What the exercise asks:
Copy out the lines that include the word "React".
** start Information provided **
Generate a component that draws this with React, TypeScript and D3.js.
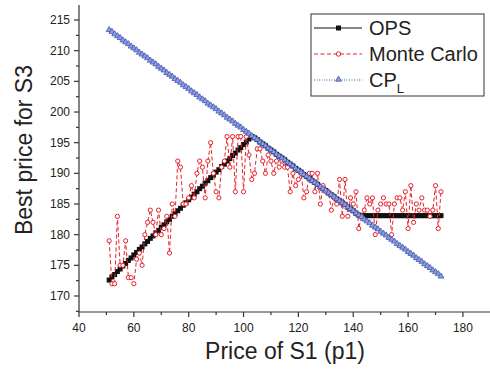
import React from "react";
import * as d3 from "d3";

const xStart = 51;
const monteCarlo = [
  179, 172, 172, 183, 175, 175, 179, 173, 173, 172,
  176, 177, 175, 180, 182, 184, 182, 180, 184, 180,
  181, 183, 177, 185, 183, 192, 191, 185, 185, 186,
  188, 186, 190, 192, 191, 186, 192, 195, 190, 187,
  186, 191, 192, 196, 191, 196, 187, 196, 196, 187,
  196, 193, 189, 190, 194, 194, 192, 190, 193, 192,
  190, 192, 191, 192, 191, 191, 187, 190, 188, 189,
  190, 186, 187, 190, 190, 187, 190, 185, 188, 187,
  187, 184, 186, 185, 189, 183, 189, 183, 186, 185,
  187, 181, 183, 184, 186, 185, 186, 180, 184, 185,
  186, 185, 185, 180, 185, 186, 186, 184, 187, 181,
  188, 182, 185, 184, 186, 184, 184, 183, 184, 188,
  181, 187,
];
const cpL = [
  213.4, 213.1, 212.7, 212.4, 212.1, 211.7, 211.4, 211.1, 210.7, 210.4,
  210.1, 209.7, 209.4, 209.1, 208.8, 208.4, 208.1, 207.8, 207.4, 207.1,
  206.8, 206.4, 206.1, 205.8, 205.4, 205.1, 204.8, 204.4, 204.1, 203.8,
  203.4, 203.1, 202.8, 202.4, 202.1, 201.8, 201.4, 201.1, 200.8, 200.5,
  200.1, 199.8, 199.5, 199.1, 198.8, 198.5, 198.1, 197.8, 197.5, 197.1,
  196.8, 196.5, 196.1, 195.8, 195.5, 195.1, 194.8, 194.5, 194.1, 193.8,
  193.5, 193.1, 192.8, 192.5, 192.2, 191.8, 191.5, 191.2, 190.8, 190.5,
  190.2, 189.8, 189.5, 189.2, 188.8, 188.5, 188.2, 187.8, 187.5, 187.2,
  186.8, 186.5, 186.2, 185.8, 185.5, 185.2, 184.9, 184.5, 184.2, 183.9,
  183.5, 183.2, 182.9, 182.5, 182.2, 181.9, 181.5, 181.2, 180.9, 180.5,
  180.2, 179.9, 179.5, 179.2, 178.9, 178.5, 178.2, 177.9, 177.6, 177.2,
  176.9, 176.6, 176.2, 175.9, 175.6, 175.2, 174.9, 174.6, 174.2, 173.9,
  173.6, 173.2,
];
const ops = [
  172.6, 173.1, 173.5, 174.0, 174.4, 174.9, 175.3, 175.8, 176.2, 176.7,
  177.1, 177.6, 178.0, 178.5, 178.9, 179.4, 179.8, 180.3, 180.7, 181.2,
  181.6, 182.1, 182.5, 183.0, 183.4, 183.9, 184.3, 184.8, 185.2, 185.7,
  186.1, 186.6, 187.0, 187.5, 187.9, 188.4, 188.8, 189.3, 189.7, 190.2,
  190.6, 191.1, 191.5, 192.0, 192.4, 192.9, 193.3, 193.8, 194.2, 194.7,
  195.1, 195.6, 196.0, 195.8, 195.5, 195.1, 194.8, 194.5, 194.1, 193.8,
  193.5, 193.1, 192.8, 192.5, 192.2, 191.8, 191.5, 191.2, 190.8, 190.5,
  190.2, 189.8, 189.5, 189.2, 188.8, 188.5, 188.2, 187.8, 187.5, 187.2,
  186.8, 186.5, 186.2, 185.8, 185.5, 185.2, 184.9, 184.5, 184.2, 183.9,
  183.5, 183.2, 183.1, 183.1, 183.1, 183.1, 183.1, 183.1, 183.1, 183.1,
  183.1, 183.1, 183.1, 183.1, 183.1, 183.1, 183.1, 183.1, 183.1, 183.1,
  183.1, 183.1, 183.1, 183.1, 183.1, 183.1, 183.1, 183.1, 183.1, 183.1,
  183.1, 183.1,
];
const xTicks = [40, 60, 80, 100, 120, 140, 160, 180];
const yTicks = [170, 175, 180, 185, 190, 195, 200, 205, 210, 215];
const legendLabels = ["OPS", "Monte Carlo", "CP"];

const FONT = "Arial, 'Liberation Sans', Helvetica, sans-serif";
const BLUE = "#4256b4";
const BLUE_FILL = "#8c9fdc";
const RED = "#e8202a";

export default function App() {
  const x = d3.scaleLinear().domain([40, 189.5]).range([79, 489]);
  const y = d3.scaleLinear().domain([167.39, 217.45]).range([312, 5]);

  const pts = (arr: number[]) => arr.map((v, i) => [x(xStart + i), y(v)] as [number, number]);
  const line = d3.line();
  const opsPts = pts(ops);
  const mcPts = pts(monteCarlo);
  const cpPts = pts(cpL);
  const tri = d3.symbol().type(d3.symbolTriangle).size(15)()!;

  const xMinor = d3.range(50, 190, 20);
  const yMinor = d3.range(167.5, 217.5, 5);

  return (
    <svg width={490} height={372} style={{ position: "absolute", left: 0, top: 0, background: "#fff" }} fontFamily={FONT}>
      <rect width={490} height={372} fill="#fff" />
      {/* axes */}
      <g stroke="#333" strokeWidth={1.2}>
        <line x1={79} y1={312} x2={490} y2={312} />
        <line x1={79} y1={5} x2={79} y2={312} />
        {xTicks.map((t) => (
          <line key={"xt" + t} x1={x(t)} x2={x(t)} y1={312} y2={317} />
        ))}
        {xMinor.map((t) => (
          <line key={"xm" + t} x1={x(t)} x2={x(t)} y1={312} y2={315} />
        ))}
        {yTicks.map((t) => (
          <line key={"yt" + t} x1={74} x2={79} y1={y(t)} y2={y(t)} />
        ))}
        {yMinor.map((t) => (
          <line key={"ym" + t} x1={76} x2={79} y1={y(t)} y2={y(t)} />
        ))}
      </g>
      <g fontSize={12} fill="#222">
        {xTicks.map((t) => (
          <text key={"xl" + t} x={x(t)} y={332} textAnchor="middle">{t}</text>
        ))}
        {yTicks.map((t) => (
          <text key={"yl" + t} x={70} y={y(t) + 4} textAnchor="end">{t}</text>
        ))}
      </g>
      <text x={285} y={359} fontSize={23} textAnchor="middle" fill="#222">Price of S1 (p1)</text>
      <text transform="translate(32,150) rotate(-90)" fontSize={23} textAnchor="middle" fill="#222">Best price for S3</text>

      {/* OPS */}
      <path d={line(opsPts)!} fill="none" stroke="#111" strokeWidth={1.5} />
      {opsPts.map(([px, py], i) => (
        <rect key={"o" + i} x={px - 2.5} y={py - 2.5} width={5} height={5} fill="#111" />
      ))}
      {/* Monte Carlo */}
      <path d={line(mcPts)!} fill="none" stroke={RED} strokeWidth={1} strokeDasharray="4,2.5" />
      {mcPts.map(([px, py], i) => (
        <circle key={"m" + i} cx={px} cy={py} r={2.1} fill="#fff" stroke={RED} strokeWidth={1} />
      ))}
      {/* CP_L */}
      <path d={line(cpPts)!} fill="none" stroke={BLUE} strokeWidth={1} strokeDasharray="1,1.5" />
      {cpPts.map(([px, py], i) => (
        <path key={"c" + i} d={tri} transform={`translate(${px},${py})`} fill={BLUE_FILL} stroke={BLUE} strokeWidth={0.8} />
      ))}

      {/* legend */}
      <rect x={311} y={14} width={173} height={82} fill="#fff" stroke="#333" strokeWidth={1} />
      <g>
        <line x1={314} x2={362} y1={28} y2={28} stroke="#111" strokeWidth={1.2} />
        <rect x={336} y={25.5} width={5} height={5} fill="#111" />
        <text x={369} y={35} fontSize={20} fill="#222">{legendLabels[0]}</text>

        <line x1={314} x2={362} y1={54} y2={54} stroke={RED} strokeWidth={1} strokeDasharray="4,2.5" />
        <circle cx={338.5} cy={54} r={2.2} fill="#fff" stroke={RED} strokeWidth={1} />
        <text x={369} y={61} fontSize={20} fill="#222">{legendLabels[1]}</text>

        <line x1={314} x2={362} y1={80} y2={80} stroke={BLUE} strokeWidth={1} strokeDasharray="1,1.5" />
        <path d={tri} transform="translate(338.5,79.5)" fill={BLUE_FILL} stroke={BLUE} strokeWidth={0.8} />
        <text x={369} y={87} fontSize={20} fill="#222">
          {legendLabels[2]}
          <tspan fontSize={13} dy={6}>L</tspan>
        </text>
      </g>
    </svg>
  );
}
** end Information provided **
Solution:
Generate a component that draws this with React, TypeScript and D3.js.
import React from "react";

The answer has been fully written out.